Councilman Tony Bishop said he thinks about Walker often and sees his handiwork around the city.
A stop sign at Dolphin Drive and Mary T. Meagher Drive, for example, is one he pushed for.
“That’s the Tim stop sign,” Bishop said. “It’s just little things” that remind me of him.
Mayor J.J. Duvall took office in Radcliff at the same time Walker did in Elizabethtown. Together with Vine Grove Mayor Blake Proffitt, they ushered in a wave of younger mayors.
“It felt like we needed to stick together and work together,” Duvall said of the trio.
He naturally drifted toward Walker because he understood better than anyone locally the pressures he was under to perform in a city’s best interests.

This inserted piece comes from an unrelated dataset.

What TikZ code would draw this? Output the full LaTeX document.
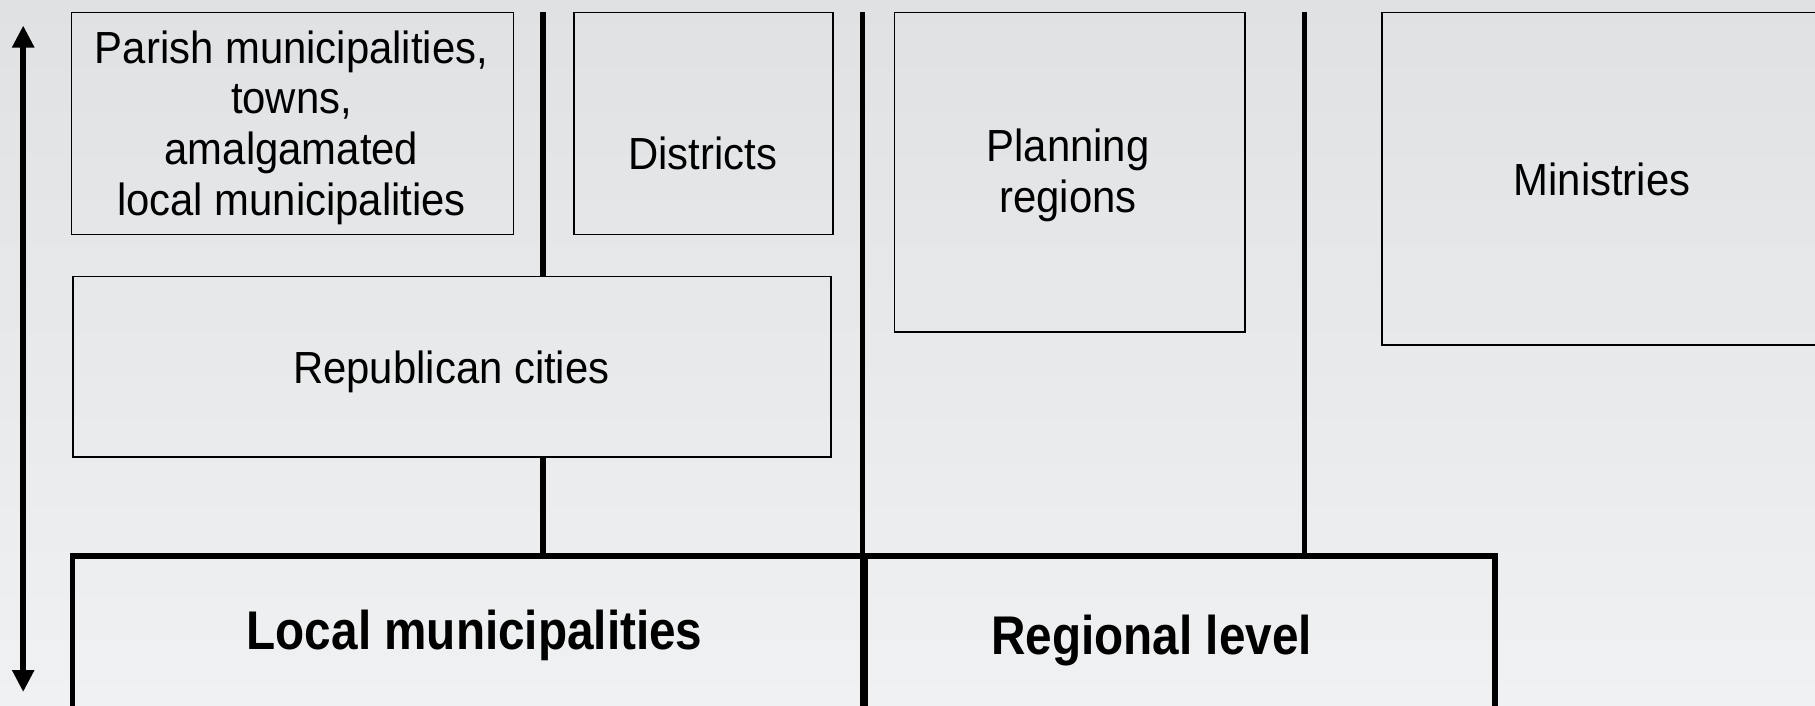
\documentclass[tikz,border=0pt]{standalone}
\usepackage{fontspec}
\setmainfont{Liberation Sans}[FakeStretch=0.93]
\newfontfamily\condbold{Liberation Sans Bold}[FakeStretch=0.875]
\usetikzlibrary{arrows.meta}
\definecolor{bgtop}{HTML}{DFE1E3}
\definecolor{bgbot}{HTML}{F0F1F2}
\tikzset{
  thinbox/.style={draw=black, line width=1.7pt, inner sep=0pt, anchor=north west},
  thickbox/.style={draw=black, line width=5.5pt, inner sep=0pt, anchor=north west},
  vline/.style={draw=black, line width=5.5pt},
  boxtext/.style={font=\fontsize{45}{50.6}\selectfont, align=center, inner sep=0pt},
  boldtext/.style={font=\condbold\fontsize{54.5}{60}\selectfont, inner sep=0pt},
  tips/.style={{Triangle[length=22pt,width=21pt]}-{Triangle[length=22pt,width=21pt]}}
}
\begin{document}
\begin{tikzpicture}[x=1pt,y=-1pt]
\useasboundingbox (0,0) rectangle (1815,705);
\clip (0,0) rectangle (1815,705);
\shade[top color=bgtop, bottom color=bgbot] (0,0) rectangle (1815,705);

% upper boxes
\node[thinbox, minimum width=442pt, minimum height=222pt] (parish) at (70.6,11.6) {};
\node[boxtext] (parishtext) at (291.5,127.5) {Parish municipalities,\\towns,\\amalgamated\\local municipalities};
\node[thinbox, minimum width=259pt, minimum height=222pt] (districts) at (573,11.6) {};
\node[boxtext] (districtstext) at (702.6,153) {Districts};
\node[thinbox, minimum width=758pt, minimum height=180.5pt] (republican) at (71.8,275.5) {};
\node[boxtext] (republicantext) at (451.4,371.5) {Republican cities};
\node[thinbox, minimum width=350.7pt, minimum height=319.4pt] (planning) at (893.6,11.6) {};
\node[boxtext] (planningtext) at (1068,175.5) {Planning\\regions};
\node[thinbox, minimum width=460pt, minimum height=332.2pt] (ministries) at (1381,11.6) {};
\node[boxtext] (ministriestext) at (1602,179.4) {Ministries};

% bottom boxes
\node[thickbox, minimum width=792.8pt, minimum height=170pt] (local) at (69.5,553.3) {};
\node[thickbox, minimum width=629.7pt, minimum height=170pt] (regional) at (862.3,553.3) {};
\node[boldtext] (localtext) at (474.6,635.5) {Local municipalities};
\node[boldtext] (regionaltext) at (1151.7,640.5) {Regional level};

% vertical connectors
\coordinate (l1top) at (542.9,11.6);
\coordinate (l2top) at (862.3,11.6);
\coordinate (l3top) at (1304.5,11.6);
\draw[vline] (l1top) -- (l1top |- republican.north);
\draw[vline] (l1top |- republican.south) -- (l1top |- local.north);
\draw[vline] (l2top) -- (l2top |- local.south);
\draw[vline] (l3top) -- (l3top |- regional.north);

% double arrow
\coordinate (atop) at (23.2,25.5);
\coordinate (abot) at (23.2,692);
\draw[vline, tips] (atop) -- (abot);
\end{tikzpicture}
\end{document}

Walker advised Duvall to stand by his beliefs and make decisions he would not later regret — an approach Duvall said he has tried to model.
“It was not just a job to him,” Duvall said.
Walker is remembered as much for his Christian faith and commitment to First Christian Church. Ministers Stuart Jones and Doug Mitchell said Walker relentlessly invited people to attend church and made others feel welcome.
On Sundays, Jones said, he was not eager to rush out the door and avoid the clamor of fellow churchgoers who may want to bend his ear about an issue in town. In contrast, the men said Walker was willing to listen and eager to help.
“He was always Tim,” Mitchell said. “Nothing really rattled him or shook him.”
Walker also owned and operated Plaza Lube and manager Chris Tharpe said it is hard to escape his presence. Choking up, Tharpe said he still stumbles upon Walker’s signature on documents around the office and occasionally receives a call regarding Tim. Quickly, the memories start developing in his mind.
“He wasn’t a boss per se,” Tharpe said. “He was more like a father figure.”